Copyright ©2013 Law Offices of Stage & Associates P.A.

 

This communication is not intended to create an attorney/client relationship. It is always recommended you consult an attorney in person to discuss your case. The Law Offices of Stage & Associates practices state-wide and represents homeowners and community associations. Please visit our website at http://www.stagelaw.com.

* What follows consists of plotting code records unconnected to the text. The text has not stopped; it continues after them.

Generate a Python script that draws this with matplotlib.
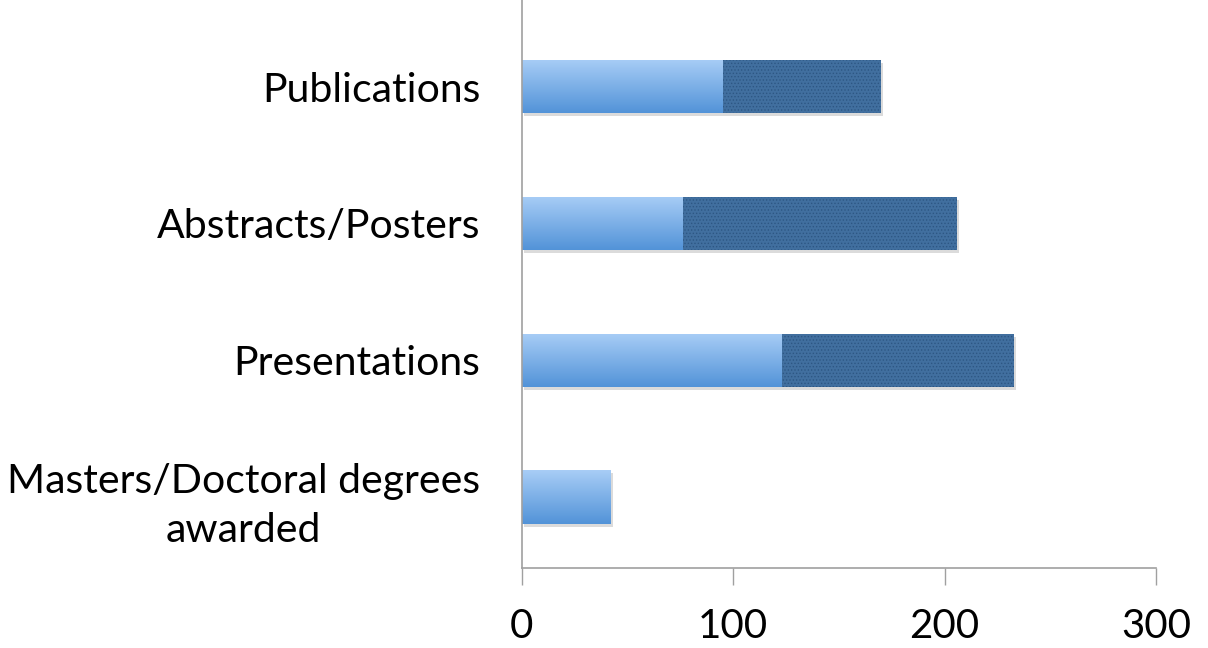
import matplotlib
matplotlib.use("Agg")
import matplotlib.pyplot as plt
import numpy as np
from matplotlib.colors import LinearSegmentedColormap
from matplotlib.patches import Rectangle
from matplotlib import transforms

categories = ["Masters/Doctoral degrees\nawarded", "Presentations", "Abstracts/Posters", "Publications"]
series_light = [42, 123, 76, 95]
series_dark = [0, 110, 130, 75]
xticks = [0, 100, 200, 300]

plt.rcParams['font.family'] = ['Lato', 'DejaVu Sans']
plt.rcParams['hatch.linewidth'] = 0.6

fig = plt.figure(figsize=(12.08, 6.48), dpi=100)
ax = fig.add_axes([0.432, 0.1235, 0.525, 0.8765])

y = np.arange(len(categories))
h = 0.39

cmap = LinearSegmentedColormap.from_list("g", ["#5293d8", "#a8cdf6"])
grad = np.linspace(0, 1, 256).reshape(-1, 1)

def shadow(x0, w, yc):
    off = transforms.offset_copy(ax.transData, fig=fig, x=2, y=-3, units='dots')
    r = Rectangle((x0, yc - h / 2), w, h, facecolor='#000000', alpha=0.14,
                  edgecolor='none', transform=off, zorder=1)
    ax.add_patch(r)

for yi, a, b in zip(y, series_light, series_dark):
    total = a + b
    if total > 0:
        shadow(0, total, yi)

bars_light = ax.barh(y, series_light, height=h, color='none', edgecolor='none', zorder=2)
for bar in bars_light:
    x0, y0 = bar.get_x(), bar.get_y()
    w, hh = bar.get_width(), bar.get_height()
    im = ax.imshow(grad, extent=[x0, x0 + w, y0, y0 + hh], cmap=cmap,
                   aspect='auto', origin='lower', zorder=2, interpolation='bicubic')
    im.set_clip_path(bar)

ax.barh(y, series_dark, left=series_light, height=h, color='#416f9f',
        edgecolor='#2d5784', hatch='.....', linewidth=0, zorder=3)

ax.set_xlim(0, 300)
ax.set_ylim(-0.52, 3.635)
ax.set_xticks(xticks)
ax.set_xticklabels([str(t) for t in xticks], fontsize=29)
ax.set_yticks(y)
ax.set_yticklabels(categories, fontsize=29.5)
for lbl in ax.get_yticklabels():
    lbl.set_multialignment('center')
    lbl.set_linespacing(1.4)

ax.tick_params(axis='y', length=0, pad=30)
ax.tick_params(axis='x', length=12, width=1, color='#a0a0a0', pad=17, direction='out')

for s in ['top', 'right']:
    ax.spines[s].set_visible(False)
for s in ['left', 'bottom']:
    ax.spines[s].set_color('#a0a0a0')
    ax.spines[s].set_linewidth(1.2)

fig.savefig("out.png", dpi=100)
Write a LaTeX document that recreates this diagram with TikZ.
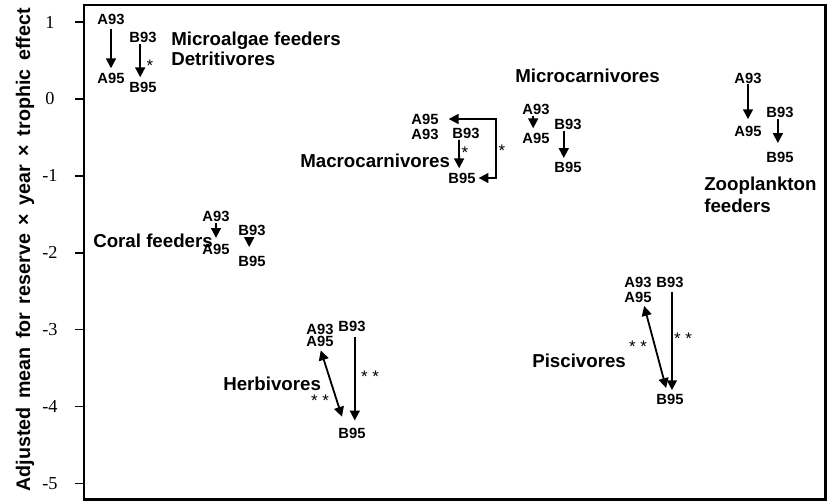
\documentclass[tikz,border=0pt]{standalone}
\usepackage{fontspec}
\setmainfont{Liberation Serif}
\setsansfont{Liberation Sans}
\usetikzlibrary{arrows.meta}

\tikzset{
  lab/.style={font=\sffamily\bfseries\fontsize{10.5}{12}\selectfont, inner sep=1pt},
  grp/.style={font=\sffamily\bfseries\fontsize{13.3}{15}\selectfont, inner sep=0pt, anchor=base west},
  sig/.style={font=\sffamily\fontsize{12}{14}\selectfont, inner sep=0pt, yshift=-2.8pt},
  tick/.style={font=\fontsize{13}{15}\selectfont, inner sep=0pt},
  arr/.style={-{Triangle[length=7pt,width=7pt]}, line width=1.3pt},
  dbl/.style={{Triangle[length=7pt,width=7pt]}-{Triangle[length=7pt,width=7pt]}, line width=1.3pt},
}

\begin{document}
\begin{tikzpicture}[x=0.025cm,y=-0.025cm]
  \useasboundingbox (0,0) rectangle (827,502);

  % frame and axis
  \draw[line width=1.6pt] (84,5) rectangle (825.5,499.5);
  \foreach \v in {1,0,-1,-2,-3,-4,-5}{
    \draw[line width=1pt] (75,{99-76.9*\v}) -- (84,{99-76.9*\v});
    \node[tick] at (50,{99-76.9*\v}) {\v};
  }
  \node[rotate=90, anchor=base, inner sep=0pt, font=\sffamily\bfseries\fontsize{14}{16}\selectfont] (ylab) at (30,250)
    {\makebox[12.08cm][s]{Adjusted mean for reserve × year × trophic effect}};

  % microalgae feeders, detritivores
  \node[lab] (maA93) at (111,19) {A93};
  \node[lab] (maA95) at (111,78) {A95};
  \node[lab] (maB93) at (143,37) {B93};
  \node[lab] (maB95) at (143,87) {B95};
  \draw[arr, shorten <=2pt, shorten >=2pt] (maA93) -- (maA95);
  \draw[arr, shorten >=2pt] ([xshift=-2pt]maB93.south) -- ([xshift=-2pt]maB95.north);
  \node[sig] at (150,62) {*};
  \node[grp] at (171,45) {Microalgae feeders};
  \node[grp] at (171,65) {Detritivores};

  % coral feeders
  \node[lab] (cfA93) at (216,216) {A93};
  \node[lab] (cfA95) at (216,249) {A95};
  \node[lab] (cfB93) at (252,230) {B93};
  \node[lab] (cfB95) at (252,261) {B95};
  \draw[arr, shorten >=3pt] (cfA93) -- (cfA95);
  \draw[arr, shorten >=5pt] ([xshift=-2pt]cfB93.south) -- ([xshift=-2pt]cfB95.north);
  \node[grp] at (93,247) {Coral feeders};

  % macrocarnivores
  \node[lab] (mcA95) at (425,119) {A95};
  \node[lab] (mcA93) at (425,134) {A93};
  \node[lab] (mcB93) at (466,133) {B93};
  \node[lab] (mcB95) at (462,178) {B95};
  \coordinate (mcR) at (496,147);
  \draw[arr, shorten >=2pt] ([xshift=-5pt]mcB93.south) -- ([xshift=-2pt]mcB95.north);
  \draw[dbl, shorten <=6pt, shorten >=1pt] (mcA95.east) -- (mcA95.east -| mcR) -- (mcB95.east -| mcR) -- (mcB95.east);
  \node[sig] at (465,149) {*};
  \node[sig] at (502,147) {*};
  \node[grp] at (300,167) {Macrocarnivores};

  % microcarnivores
  \node[lab] (miA93) at (536,109) {A93};
  \node[lab] (miA95) at (536,138) {A95};
  \node[lab] (miB93) at (568,124) {B93};
  \node[lab] (miB95) at (568,167) {B95};
  \draw[arr, shorten >=2pt] ([xshift=-2pt]miA93.south) -- ([xshift=-2pt]miA95.north);
  \draw[arr, shorten >=1.5pt] ([xshift=-3pt]miB93.south) -- ([xshift=-3pt]miB95.north);
  \node[grp] at (515,82) {Microcarnivores};

  % zooplankton feeders
  \node[lab] (zpA93) at (748,78) {A93};
  \node[lab] (zpA95) at (748,131) {A95};
  \node[lab] (zpB93) at (780,112) {B93};
  \node[lab] (zpB95) at (780,157) {B95};
  \draw[arr, shorten <=-1pt, shorten >=3.5pt] (zpA93) -- (zpA95);
  \draw[arr, shorten >=5pt] ([xshift=-1.5pt]zpB93.south) -- ([xshift=-1.5pt]zpB95.north);
  \node[grp] at (704,190) {Zooplankton};
  \node[grp] at (704,212) {feeders};

  % herbivores
  \node[lab] (hbA93) at (320,329) {A93};
  \node[lab] (hbA95) at (320,341) {A95};
  \node[lab] (hbB93) at (352,326) {B93};
  \node[lab] (hbB95) at (352,433) {B95};
  \draw[arr, shorten <=3pt, shorten >=4pt] ([xshift=2pt]hbB93.south) -- ([xshift=2pt]hbB95.north);
  \draw[dbl, shorten <=1.8pt, shorten >=7pt] (hbA95.south) -- ([xshift=-5pt]hbB95.north);
  \node[sig] at (370,373) {* *};
  \node[sig] at (320,397) {* *};
  \node[grp] at (223,390) {Herbivores};

  % piscivores
  \node[lab] (psA93) at (638,282) {A93};
  \node[lab] (psA95) at (638,297) {A95};
  \node[lab] (psB93) at (670,282) {B93};
  \node[lab] (psB95) at (670,399) {B95};
  \draw[arr, shorten <=2pt, shorten >=1.4pt] ([xshift=1.4pt]psB93.south) -- ([xshift=1.4pt]psB95.north);
  \draw[dbl, shorten <=1.5pt, shorten >=3pt] ([xshift=4pt]psA95.south) -- ([xshift=-2pt]psB95.north);
  \node[sig] at (683,335) {* *};
  \node[sig] at (638,343) {* *};
  \node[grp] at (532,367) {Piscivores};
\end{tikzpicture}
\end{document}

Community Association Living [Part 2 - Mandatory versus Voluntary HOA] Friday, Mar 8 2013 

This blog is all about homeonwer associations.  Condo associations are rarely invalidated or dissolved.

 

It is important to review your association’s governing documents and research your homeowners’ association for yourself.  Your association will not admit to you it is not a mandatory association and may even lie to your face and claim it is mandatory when, in fact, it is not. You could spend $100,000 or more fighting with them over this issue and run the risk of losing some valuable defenses against mandatory membership if the problem is allowed to  persist.

 

There are several ways an association can be a voluntary association rather than a mandatory association.  They can even start out as a mandatory association and then lose their status if the Marketable Record Title Act extinguishes the deed restrictions after thirty (30) years.  The Marketable Record Title Act, or MRTA (pronounced “Marta”)  will be the topic of another blog because it is a pretty complicated issue.

 

The first step to creating a mandatory association requires the declarant, usually the developer, to make such a proclamation in the Declaration of Restrictive Covenants (also called Decs, Covenants, CCRs, Restrictions, Deed Restrictions).  There are a number of communities in existence which have recorded land use restrictions (no cows, no cattle fences, no mobile homes, etc.). These are not the same and,absent any language designating an association and declaring membership is a mandatory condition when purchasing property, these land use restrictions do not create an association.

 

An association must have its documents recorded and be properly formed before any lots are sold in the community.   While lots sold after documents are recorded can create a duty on the owner to comply with those documents, a community in which not all lots are subject to mandatory membership loses its status as a mandatory association.  The statutes define a mandatory association as one in which membership is a mandatory condition of lot ownership and each lot owner is responsible for paying their pro rata share of assessments.  The very definition of a mandatory association fails under the statute if not all of the lots are required to participate.

 

An association can lack authority to enforce deed restrictions  if the Declarations do not contain language for the rights and duties of the developer to pass to the association when the members are given control of the association or the developer fails to execute an assignment giving the association all the rights and duties held by the developer.

 

An association can lack authority to require mandatory membership if there are defects in the documents, such as the legal description of the property being omitted, signatures omitted, or an amendment that fails to state it was properly approved and executed.

 

Sometimes it is obvious an association is not mandatory, but sometimes it is a very complex issue and not easily determined.